Selection of David Oyelowo roles: as Henry VI, Othello, Orlando in As You Like It and the movie Selma |
Queen Helen
Helen Mirren is a multiple award winner: she has carried home an Oscar, a Tony and an Emmy and has famously played a line of queens: Queen Margaret in the Henry VI trilogy; and on TV and film: Catherine the Great, Elizabeth I and Elizabeth II. She also has the distinction of playing Cleopatra three times, first at the National Youth Theatre in 1963 and then later playing opposite Michael Gambon (1982) and Alan Rickman (1998) as her Antonys. I was lucky to see the 1982 Adrian Noble production (in The Other Place in Stratford-upon-Avon) and for me it became a benchmark production of how epic plays can be staged in small spaces. Helen’s early memories of working at the RSC include watching the generous Ian Richardson from the wings in Coriolanus. She reminisced about working (warily) with the mercurial Nicol Williamson (on both stage and in the film Excalibur) and played Lady Anne, Julia in Two Gentlemen of Verona and Ophelia to Alan Howard’s Hamlet. She also vividly recounted the touring production of Troilus and Cressida which many argued brought the play back into favour in modern times and she described working with Peter Brook in the legendary project Conference of the Birds which toured the Saharan regions of Africa in 1979.

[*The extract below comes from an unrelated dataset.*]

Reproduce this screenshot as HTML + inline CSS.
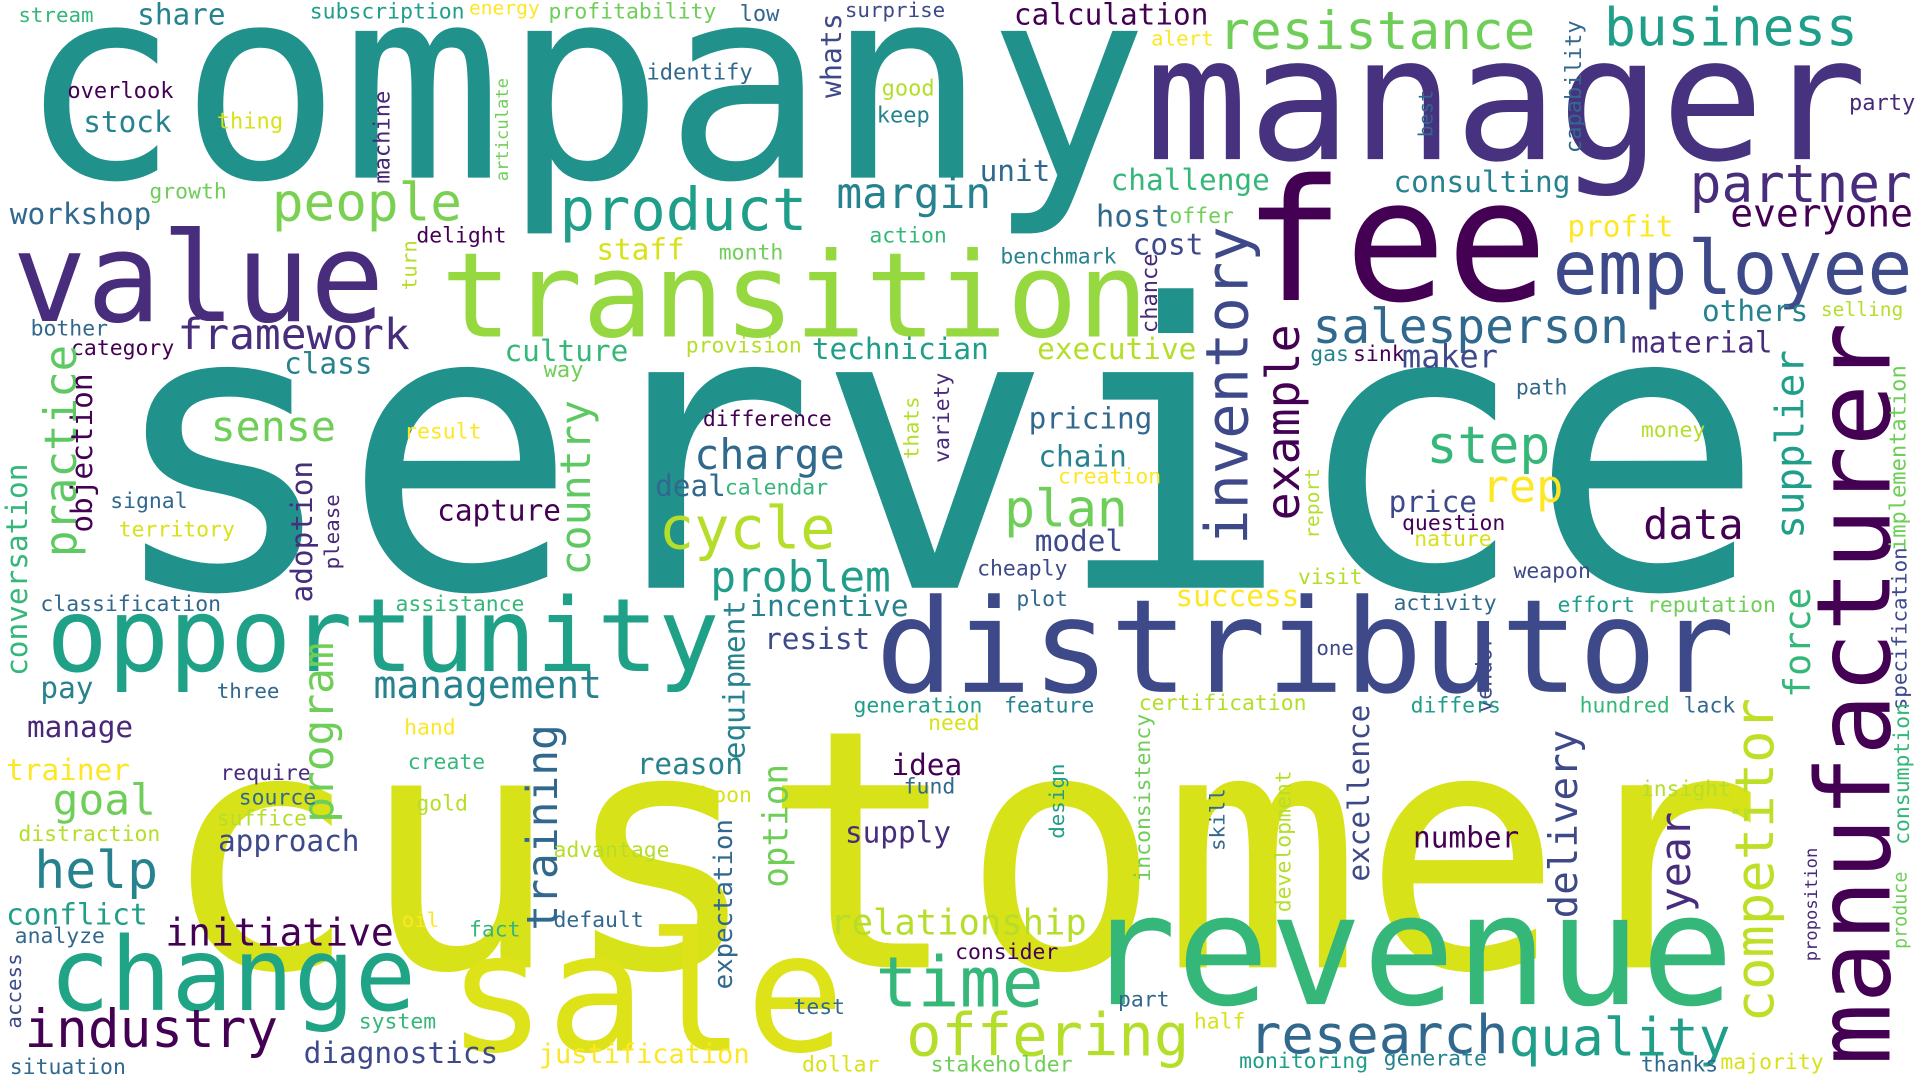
<!DOCTYPE html>
<html><head><meta charset="utf-8"><style>
html,body{margin:0;padding:0;background:#fff;width:1920px;height:1080px;overflow:hidden}
svg{display:block}
text{font-family:"DejaVu Sans Mono","Liberation Mono",monospace;}
</style></head><body>
<svg id="cloud" width="1920" height="1080" viewBox="0 0 1568 882" preserveAspectRatio="none" xmlns="http://www.w3.org/2000/svg">
<rect width="1568" height="882" fill="#ffffff"/>
</svg>
<script>
// rows: [word, x, baselineY, fontSize, color, rotated]
const rows = [
["service",85,480,322,"#21918c",0],
["company",15,145,219,"#21918c",0],
["customer",130,790,272,"#d8e219",0],
["manager",935,130,140,"#46327e",0],
["fee",1015,245,138,"#440154",0],
["transition",360,275,96,"#95d840",0],
["value",10,262,101,"#472d7b",0],
["opportunity",38,548,83,"#1fa187",0],
["distributor",715,565,106,"#3e4989",0],
["revenue",885,820,126,"#35b779",0],
["sale",365,858,135,"#dde318",0],
["change",40,825,83,"#20a486",0],
["manufacturer",1543,870,84,"#440154",1],
["stream",15,18,17,"#35b779",0],
["share",112,20,24,"#26828e",0],
["subscription",253,15,17.5,"#1f9e89",0],
["energy",383,12,16,"#fde725",0],
["profitability",448,15,17.5,"#6ece58",0],
["low",604,17,18,"#31688e",0],
["surprise",690,14,17,"#3e4989",0],
["calculation",828,20,24,"#440154",0],
["resistance",995,40,43,"#6ece58",0],
["business",1310,37,43,"#1f9e89",0],
["alert",940,37,17,"#fde725",0],
["overlook",55,80,18,"#440154",0],
["identify",528,65,18,"#31688e",0],
["whats",687,80,23,"#3e4989",1],
["stock",68,108,24,"#26828e",0],
["thing",177,105,18,"#d8e219",0],
["good",720,78,18,"#b5de2b",0],
["keep",716,100,18,"#26828e",0],
["machine",318,150,18,"#482878",1],
["articulate",415,148,14,"#6ece58",1],
["capability",1291,125,18,"#31688e",1],
["best",1170,112,16,"#31688e",1],
["party",1510,90,18,"#482878",0],
["workshop",8,183,24,"#31688e",0],
["growth",122,162,17.5,"#6ece58",0],
["people",222,180,43,"#7ad151",0],
["product",457,188,48,"#1f9e89",0],
["margin",683,170,35,"#26828e",0],
["unit",800,148,24,"#31688e",0],
["challenge",907,155,24,"#35b779",0],
["consulting",1138,157,24,"#26828e",0],
["partner",1380,165,43,"#472d7b",0],
["everyone",1413,185,31,"#440154",0],
["delight",340,198,17.5,"#440154",0],
["action",710,198,17.5,"#35b779",0],
["host",895,185,25,"#31688e",0],
["offer",955,182,17.5,"#6ece58",0],
["profit",1280,193,24,"#fde725",0],
["staff",487,212,24,"#d8e219",0],
["month",587,212,17.5,"#6ece58",0],
["turn",340,237,17,"#b5de2b",1],
["benchmark",817,215,17.5,"#26828e",0],
["cost",925,208,24,"#3e4989",0],
["employee",1268,240,61,"#3e4989",0],
["inventory",1019,445,48,"#3e4989",1],
["chance",945,272,18,"#482878",1],
["bother",25,274,17.5,"#31688e",0],
["category",58,290,17.5,"#440154",0],
["framework",145,285,35,"#472d7b",0],
["class",232,305,24,"#26828e",0],
["practice",62,455,36,"#5ec962",1],
["objection",75,435,24,"#440154",1],
["culture",412,295,24,"#35b779",0],
["way",444,308,18,"#6ece58",0],
["provision",560,288,17.5,"#b5de2b",0],
["technician",663,293,24,"#1f9e89",0],
["executive",847,293,24,"#b5de2b",0],
["salesperson",1072,280,39,"#31688e",0],
["others",1390,262,24,"#26828e",0],
["selling",1487,258,16,"#b5de2b",0],
["material",1332,288,24,"#472d7b",0],
["gas",1070,295,17.5,"#26828e",0],
["sink",1105,295,17.5,"#440154",0],
["maker",1145,300,26,"#3e4989",0],
["path",1238,322,17.5,"#31688e",0],
["supplier",1473,440,32,"#1f9e89",1],
["implementation",1556,450,18,"#6ece58",1],
["example",1061,425,38,"#440154",1],
["sense",172,360,34,"#6ece58",0],
["result",330,358,17.5,"#fde725",0],
["difference",574,348,17.5,"#440154",0],
["country",482,470,34,"#5ec962",1],
["charge",567,383,34,"#31688e",0],
["thats",750,375,17,"#b5de2b",1],
["variety",775,378,17.5,"#472d7b",1],
["pricing",840,350,24,"#31688e",0],
["chain",848,381,24,"#26828e",0],
["creation",864,395,17.5,"#fde725",0],
["step",1165,378,42,"#35b779",0],
["money",1340,357,17.5,"#b5de2b",0],
["rep",1210,410,37,"#fde725",0],
["signal",90,415,17.5,"#31688e",0],
["territory",97,438,17.5,"#d8e219",0],
["adoption",255,492,24,"#472d7b",1],
["please",277,465,17,"#482878",1],
["capture",357,425,24,"#440154",0],
["deal",535,405,24,"#31688e",0],
["calendar",592,404,17.5,"#35b779",0],
["plan",820,430,42,"#6ece58",0],
["cycle",538,448,48,"#b5de2b",0],
["conversation",22,552,24,"#35b779",1],
["model",845,450,24,"#3e4989",0],
["report",1077,440,16,"#b5de2b",1],
["price",1134,418,24,"#3e4989",0],
["question",1145,433,17.5,"#440154",0],
["nature",1155,446,17.5,"#d8e219",0],
["data",1342,440,34,"#440154",0],
["specification",1557,580,17,"#3e4989",1],
["problem",580,483,35,"#1f9e89",0],
["cheaply",798,470,17.5,"#3e4989",0],
["success",960,495,24,"#fde725",0],
["visit",1060,477,17.5,"#b5de2b",0],
["weapon",1236,472,17.5,"#3e4989",0],
["force",1478,570,30,"#35b779",1],
["classification",33,499,17.5,"#31688e",0],
["assistance",323,499,17.5,"#35b779",0],
["incentive",612,503,24,"#26828e",0],
["plot",830,495,17.5,"#31688e",0],
["activity",1138,498,17.5,"#31688e",0],
["effort",1272,500,17.5,"#1f9e89",0],
["reputation",1345,500,17.5,"#6ece58",0],
["resist",624,530,24,"#3e4989",0],
["equipment",608,620,24,"#26828e",1],
["one",1075,535,17,"#3e4989",0],
["vendor",1218,582,17.5,"#3e4989",1],
["pay",33,570,24,"#26828e",0],
["three",177,570,17,"#31688e",0],
["program",272,672,35,"#6ece58",1],
["management",305,570,31,"#26828e",0],
["generation",697,582,17.5,"#1f9e89",0],
["feature",820,582,17.5,"#26828e",0],
["certification",930,580,17.5,"#b5de2b",0],
["excellence",1118,720,24,"#3e4989",1],
["differs",1152,582,17.5,"#1f9e89",0],
["hundred",1290,582,17.5,"#35b779",0],
["lack",1375,582,17.5,"#31688e",0],
["competitor",1448,835,44,"#bddf26",1],
["consumption",1559,690,17.5,"#35b779",1],
["need",758,596,17.5,"#d8e219",0],
["manage",22,602,24,"#482878",0],
["hand",330,600,17.5,"#fde725",0],
["training",455,760,35,"#31688e",1],
["delivery",1288,750,32,"#3e4989",1],
["year",1380,745,34,"#472d7b",1],
["trainer",5,637,24,"#fde725",0],
["require",180,637,17.5,"#472d7b",0],
["create",333,628,17.5,"#35b779",0],
["reason",520,632,24,"#26828e",0],
["idea",728,633,24,"#440154",0],
["fund",738,648,17.5,"#31688e",0],
["design",869,685,17,"#1f9e89",1],
["inconsistency",939,720,17.5,"#6ece58",1],
["skill",1000,695,17,"#31688e",1],
["development",1054,745,17.5,"#b5de2b",1],
["insight",1340,650,17.5,"#b5de2b",0],
["goal",43,665,35,"#6ece58",0],
["source",195,657,17.5,"#31688e",0],
["suffice",177,674,17.5,"#b5de2b",0],
["gold",340,662,17.5,"#b5de2b",0],
["boon",572,655,17.5,"#d8e219",0],
["option",643,725,28,"#6ece58",1],
["supply",690,688,24,"#472d7b",0],
["number",1154,692,24,"#440154",0],
["distraction",15,687,17.5,"#b5de2b",0],
["approach",178,695,24,"#3e4989",0],
["expectation",598,808,21,"#31688e",1],
["advantage",452,700,17.5,"#b5de2b",0],
["help",28,725,42,"#26828e",0],
["proposition",1484,785,14,"#482878",1],
["produce",1557,775,15,"#6ece58",1],
["conflict",5,755,24,"#1f9e89",0],
["initiative",135,772,31,"#440154",0],
["oil",328,757,17,"#fde725",0],
["default",452,757,17.5,"#31688e",0],
["relationship",678,763,29,"#b5de2b",0],
["fact",383,765,17.5,"#35b779",0],
["analyze",12,770,17.5,"#31688e",0],
["consider",780,783,17.5,"#440154",0],
["access",17,840,17,"#3e4989",1],
["time",715,822,57,"#35b779",0],
["part",913,822,17.5,"#31688e",0],
["system",293,840,17.5,"#35b779",0],
["industry",20,855,43,"#440154",0],
["test",648,828,17.5,"#31688e",0],
["half",975,840,17.5,"#d8e219",0],
["research",1020,860,44,"#31688e",0],
["quality",1232,862,43,"#1f9e89",0],
["offering",740,862,48,"#b5de2b",0],
["diagnostics",248,868,24,"#3e4989",0],
["justification",440,868,22,"#fde725",0],
["dollar",655,875,17.5,"#d8e219",0],
["stakeholder",760,875,17.5,"#6ece58",0],
["monitoring",1012,872,17.5,"#1f9e89",0],
["generate",1130,870,17.5,"#26828e",0],
["thanks",1340,875,17.5,"#31688e",0],
["majority",1405,873,17.5,"#d8e219",0],
["situation",8,877,17.5,"#31688e",0]
];
const words = rows.map(r => r[0]);
const weights = rows.map(r => r[3]);
const colors = rows.map(r => r[4]);
const orientations = rows.map(r => r[5]);
const anchorX = rows.map(r => r[1]);
const anchorY = rows.map(r => r[2]);

const svg = document.getElementById('cloud');
const NS = 'http://www.w3.org/2000/svg';
words.forEach((w, i) => {
  const t = document.createElementNS(NS, 'text');
  
  
  t.setAttribute('x', anchorX[i]);
  t.setAttribute('y', anchorY[i]);
  t.setAttribute('font-size', weights[i]);
  t.setAttribute('fill', colors[i]);
  t.setAttribute('textLength', (weights[i] * 0.602 * w.length).toFixed(1));
  t.setAttribute('lengthAdjust', 'spacingAndGlyphs');
  if (orientations[i]) t.setAttribute('transform', 'rotate(-90 ' + anchorX[i] + ' ' + anchorY[i] + ')');
  t.textContent = w;
  svg.appendChild(t);
});
</script>
</body></html>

Helen Mirren as Cleopatra (three times), Cressida, Prospera in The Tempest and Rosalind in As You Like It |
Sir Ian ("You shall not pass....")
Ian McKellen has had recent experience of remembering his distinguished acting career as part of his touring one-man show which raised considerable funds for small venues throughout the UK. (Tolkien, Shakespeare, Others and You.) With Greg Doran he shared early memories of seeing and loving theatre and getting involved in amateur and school productions. He always thought Shakespeare seemed fun and enjoyed travelling down from Bolton for school Shakespeare camps in Stratford-upon-Avon. He saw Laurence Olivier, Peggy Ashcroft and Charles Laughton in their prime (but also confessed to sleeping through Olivier’s Corialanus – it was a school trip, after all.) At Cambridge he joined the Marlowe Society and came under the influence of George Rylands who has mentored many of today’s great theatre directors as well as John Barton who persuaded young McKellen he could play the ancient Justice Shallow in Henry IV Part Two. He gave a moving account of working at Nottingham Playhouse with Tyrone Guthrie who gave McKellen confidence about becoming an actor and credits Maggie Smith with recommending him to Olivier to join the Old Vic. He was waspish about Franco Zefirelli and had insights into the impact of Olivier and of touring Shakespeare in the provinces and abroad with Prospect Theatre. I’ve seen many of his stage performances and been lucky to meet him both backstage after Waiting for Godot and at a UK showing of the film Gods and Monsters at Bradford’s Pictureville Cinema. Always gracious and always energetic, with a significant place in popular film history with his portrayals of Magneto and Gandalf, Sir Ian continues to be an astonishing creative force for good in the UK.